During the college years and in my early 20s, plugging into the local desi community was nowhere close to being a priority; in fact, I reveled in the freedom from it. It was irritating, even, to see the insularity that I imagined permeated those associations. Why move to another country and only hang out with the same people? Why not at least try to assimilate?
It was only when I became a parent that I found myself searching, maybe even yearning, for some small level of connection. I wanted my daughters to learn Bharatanatyam like I had, wanted them to celebrate Hindu holidays and go to the temple occasionally. Does that mean that I want my communities to be restricted by ethnicity, language or religion? Certainly not. I am blessed with close “framily” from many backgrounds, and I enjoy Gasparilla as much as I do Onam and Navaratri.
Yet I am grateful for the generations who came before we did and established everything from the Tampa India Festival to the India Cultural Center so that we now have the option to dip a toe, an ankle or our whole selves in cultural life if we so desired.

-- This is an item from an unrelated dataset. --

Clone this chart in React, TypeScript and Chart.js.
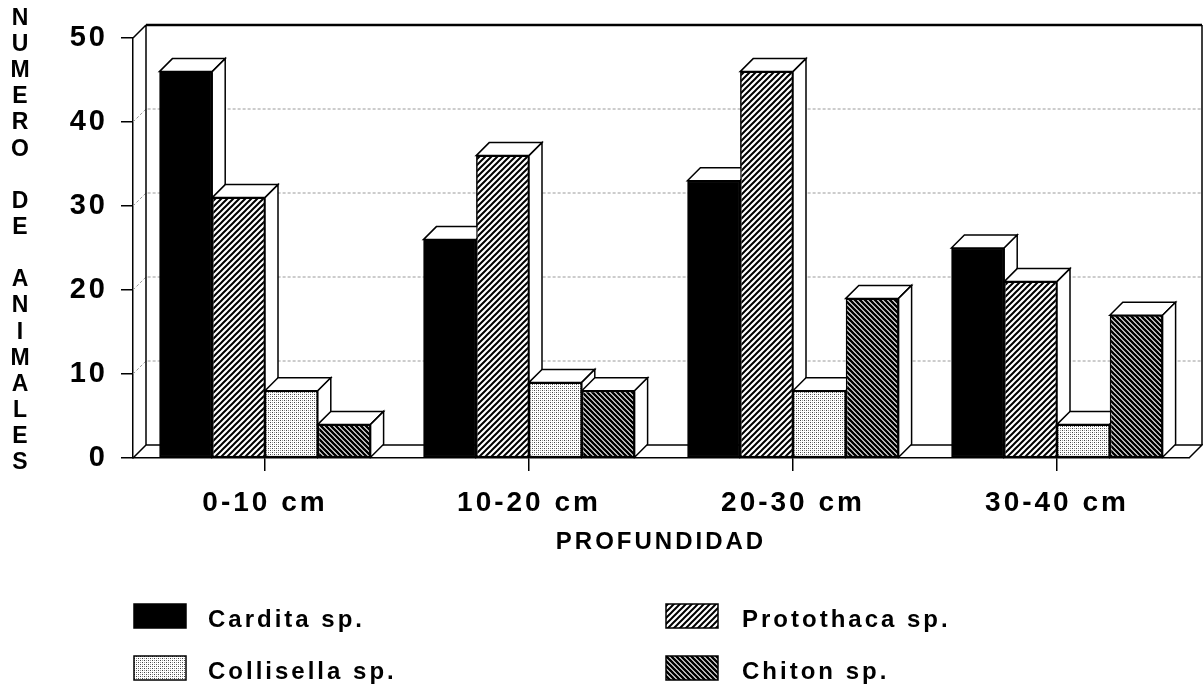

A week before my older daughter was due to leave for college, I took her on one of our habitual visits to the Hindu temple here in Tampa. By a happy coincidence, the pujari on duty that day was the same one who had presided on the day that we had taken her on her first temple visit when she was a 6-month-old baby. “You’re the one who carried her to the front of the room when she was born, and now she’s starting college,” I told him. He beamed. “Look at that!” he marveled.
Look at that indeed. That kind of continuity doesn’t just happen. It’s the result of hard work from a lot of people who came before us, many of whom we’ll never even know. The roots they put down gave us the luxury to pick and choose how much we want to hold on to, because some variation of it has been preserved here for us.